→ Job: Drop every picture, then transcribe the remaining data exactly.

----

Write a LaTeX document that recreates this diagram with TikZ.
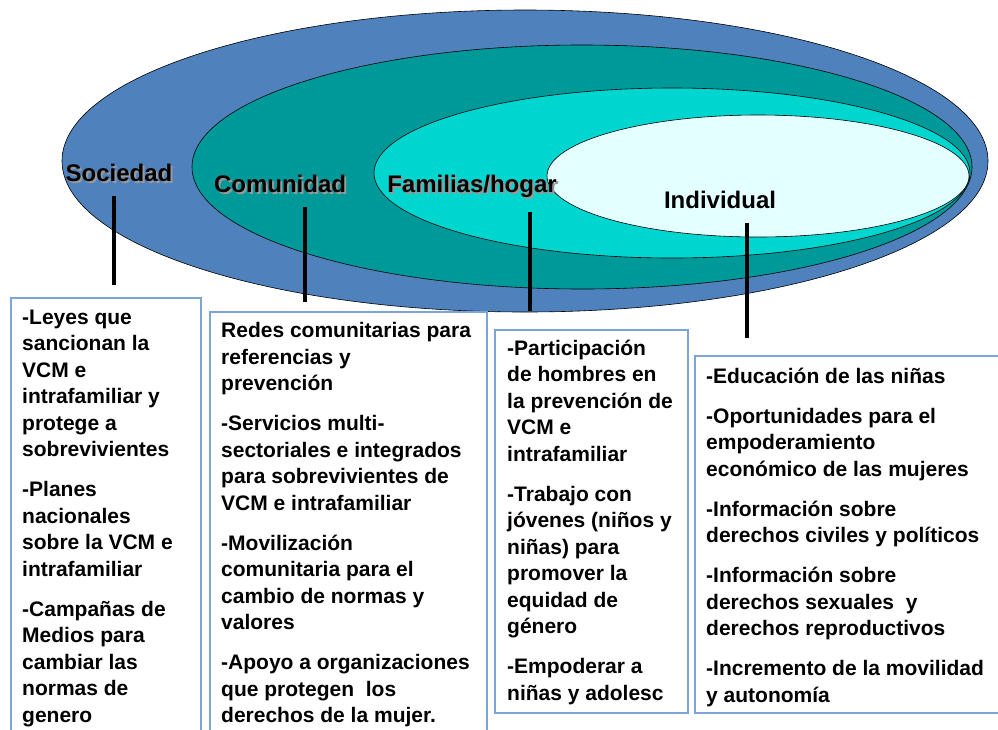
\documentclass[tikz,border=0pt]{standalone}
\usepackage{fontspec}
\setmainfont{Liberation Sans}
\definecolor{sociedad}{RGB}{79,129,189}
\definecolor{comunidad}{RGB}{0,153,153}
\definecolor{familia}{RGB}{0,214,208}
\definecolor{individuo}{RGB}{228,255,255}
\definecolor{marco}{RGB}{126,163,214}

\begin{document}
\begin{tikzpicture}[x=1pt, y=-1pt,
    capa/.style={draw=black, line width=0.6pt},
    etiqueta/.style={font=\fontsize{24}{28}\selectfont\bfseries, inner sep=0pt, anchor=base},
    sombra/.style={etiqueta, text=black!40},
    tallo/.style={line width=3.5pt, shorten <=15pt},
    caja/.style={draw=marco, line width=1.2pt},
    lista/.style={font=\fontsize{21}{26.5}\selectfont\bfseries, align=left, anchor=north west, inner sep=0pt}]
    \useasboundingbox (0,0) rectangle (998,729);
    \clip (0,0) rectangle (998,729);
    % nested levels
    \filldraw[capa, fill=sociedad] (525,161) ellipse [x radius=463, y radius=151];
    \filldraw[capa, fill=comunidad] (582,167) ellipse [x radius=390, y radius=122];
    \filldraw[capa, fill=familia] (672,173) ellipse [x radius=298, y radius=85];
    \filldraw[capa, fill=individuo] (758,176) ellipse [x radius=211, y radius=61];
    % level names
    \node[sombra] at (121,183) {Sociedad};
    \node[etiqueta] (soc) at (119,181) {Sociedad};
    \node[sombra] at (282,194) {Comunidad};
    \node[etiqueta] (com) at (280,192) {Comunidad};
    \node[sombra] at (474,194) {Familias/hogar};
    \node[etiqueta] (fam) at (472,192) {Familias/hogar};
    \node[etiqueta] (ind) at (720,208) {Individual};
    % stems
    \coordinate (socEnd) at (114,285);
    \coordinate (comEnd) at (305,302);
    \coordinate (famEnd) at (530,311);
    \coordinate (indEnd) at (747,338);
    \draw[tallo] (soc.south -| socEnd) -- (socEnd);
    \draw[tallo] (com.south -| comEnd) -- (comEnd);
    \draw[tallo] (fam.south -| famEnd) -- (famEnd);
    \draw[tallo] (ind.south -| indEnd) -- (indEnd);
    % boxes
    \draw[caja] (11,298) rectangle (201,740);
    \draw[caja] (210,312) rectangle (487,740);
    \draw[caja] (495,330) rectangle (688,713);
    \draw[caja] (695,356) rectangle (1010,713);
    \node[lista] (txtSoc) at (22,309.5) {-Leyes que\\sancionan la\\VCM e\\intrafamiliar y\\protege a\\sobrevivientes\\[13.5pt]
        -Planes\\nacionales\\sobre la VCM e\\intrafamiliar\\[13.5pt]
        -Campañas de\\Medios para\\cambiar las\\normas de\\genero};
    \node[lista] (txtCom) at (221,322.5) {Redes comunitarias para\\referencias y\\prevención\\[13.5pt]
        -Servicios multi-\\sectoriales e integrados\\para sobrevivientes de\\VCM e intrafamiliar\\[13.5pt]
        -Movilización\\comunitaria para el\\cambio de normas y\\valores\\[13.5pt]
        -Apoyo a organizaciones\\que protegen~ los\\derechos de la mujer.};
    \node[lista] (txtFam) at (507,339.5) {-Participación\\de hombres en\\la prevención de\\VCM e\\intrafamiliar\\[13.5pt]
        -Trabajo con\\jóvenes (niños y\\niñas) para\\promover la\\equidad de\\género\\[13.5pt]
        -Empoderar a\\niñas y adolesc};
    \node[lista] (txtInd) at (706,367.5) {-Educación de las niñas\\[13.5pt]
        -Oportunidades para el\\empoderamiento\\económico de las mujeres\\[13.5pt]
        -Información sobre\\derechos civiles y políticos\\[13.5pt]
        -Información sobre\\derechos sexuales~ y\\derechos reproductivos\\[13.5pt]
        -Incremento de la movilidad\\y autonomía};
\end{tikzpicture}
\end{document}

----

→ Solution for this exercise:
Write a LaTeX document that recreates this diagram with TikZ.
\documentclass[tikz,border=0pt]{standalone}
\usepackage{fontspec}
\setmainfont{Liberation Sans}
\definecolor{sociedad}{RGB}{79,129,189}
\definecolor{comunidad}{RGB}{0,153,153}
\definecolor{familia}{RGB}{0,214,208}
\definecolor{individuo}{RGB}{228,255,255}
\definecolor{marco}{RGB}{126,163,214}

\begin{document}
\begin{tikzpicture}[x=1pt, y=-1pt,
    capa/.style={draw=black, line width=0.6pt},
    etiqueta/.style={font=\fontsize{24}{28}\selectfont\bfseries, inner sep=0pt, anchor=base},
    sombra/.style={etiqueta, text=black!40},
    tallo/.style={line width=3.5pt, shorten <=15pt},
    caja/.style={draw=marco, line width=1.2pt},
    lista/.style={font=\fontsize{21}{26.5}\selectfont\bfseries, align=left, anchor=north west, inner sep=0pt}]
    \useasboundingbox (0,0) rectangle (998,729);
    \clip (0,0) rectangle (998,729);
    % nested levels
    \filldraw[capa, fill=sociedad] (525,161) ellipse [x radius=463, y radius=151];
    \filldraw[capa, fill=comunidad] (582,167) ellipse [x radius=390, y radius=122];
    \filldraw[capa, fill=familia] (672,173) ellipse [x radius=298, y radius=85];
    \filldraw[capa, fill=individuo] (758,176) ellipse [x radius=211, y radius=61];
    % level names
    \node[sombra] at (121,183) {Sociedad};
    \node[etiqueta] (soc) at (119,181) {Sociedad};
    \node[sombra] at (282,194) {Comunidad};
    \node[etiqueta] (com) at (280,192) {Comunidad};
    \node[sombra] at (474,194) {Familias/hogar};
    \node[etiqueta] (fam) at (472,192) {Familias/hogar};
    \node[etiqueta] (ind) at (720,208) {Individual};
    % stems
    \coordinate (socEnd) at (114,285);
    \coordinate (comEnd) at (305,302);
    \coordinate (famEnd) at (530,311);
    \coordinate (indEnd) at (747,338);
    \draw[tallo] (soc.south -| socEnd) -- (socEnd);
    \draw[tallo] (com.south -| comEnd) -- (comEnd);
    \draw[tallo] (fam.south -| famEnd) -- (famEnd);
    \draw[tallo] (ind.south -| indEnd) -- (indEnd);
    % boxes
    \draw[caja] (11,298) rectangle (201,740);
    \draw[caja] (210,312) rectangle (487,740);
    \draw[caja] (495,330) rectangle (688,713);
    \draw[caja] (695,356) rectangle (1010,713);
    \node[lista] (txtSoc) at (22,309.5) {-Leyes que\\sancionan la\\VCM e\\intrafamiliar y\\protege a\\sobrevivientes\\[13.5pt]
        -Planes\\nacionales\\sobre la VCM e\\intrafamiliar\\[13.5pt]
        -Campañas de\\Medios para\\cambiar las\\normas de\\genero};
    \node[lista] (txtCom) at (221,322.5) {Redes comunitarias para\\referencias y\\prevención\\[13.5pt]
        -Servicios multi-\\sectoriales e integrados\\para sobrevivientes de\\VCM e intrafamiliar\\[13.5pt]
        -Movilización\\comunitaria para el\\cambio de normas y\\valores\\[13.5pt]
        -Apoyo a organizaciones\\que protegen~ los\\derechos de la mujer.};
    \node[lista] (txtFam) at (507,339.5) {-Participación\\de hombres en\\la prevención de\\VCM e\\intrafamiliar\\[13.5pt]
        -Trabajo con\\jóvenes (niños y\\niñas) para\\promover la\\equidad de\\género\\[13.5pt]
        -Empoderar a\\niñas y adolesc};
    \node[lista] (txtInd) at (706,367.5) {-Educación de las niñas\\[13.5pt]
        -Oportunidades para el\\empoderamiento\\económico de las mujeres\\[13.5pt]
        -Información sobre\\derechos civiles y políticos\\[13.5pt]
        -Información sobre\\derechos sexuales~ y\\derechos reproductivos\\[13.5pt]
        -Incremento de la movilidad\\y autonomía};
\end{tikzpicture}
\end{document}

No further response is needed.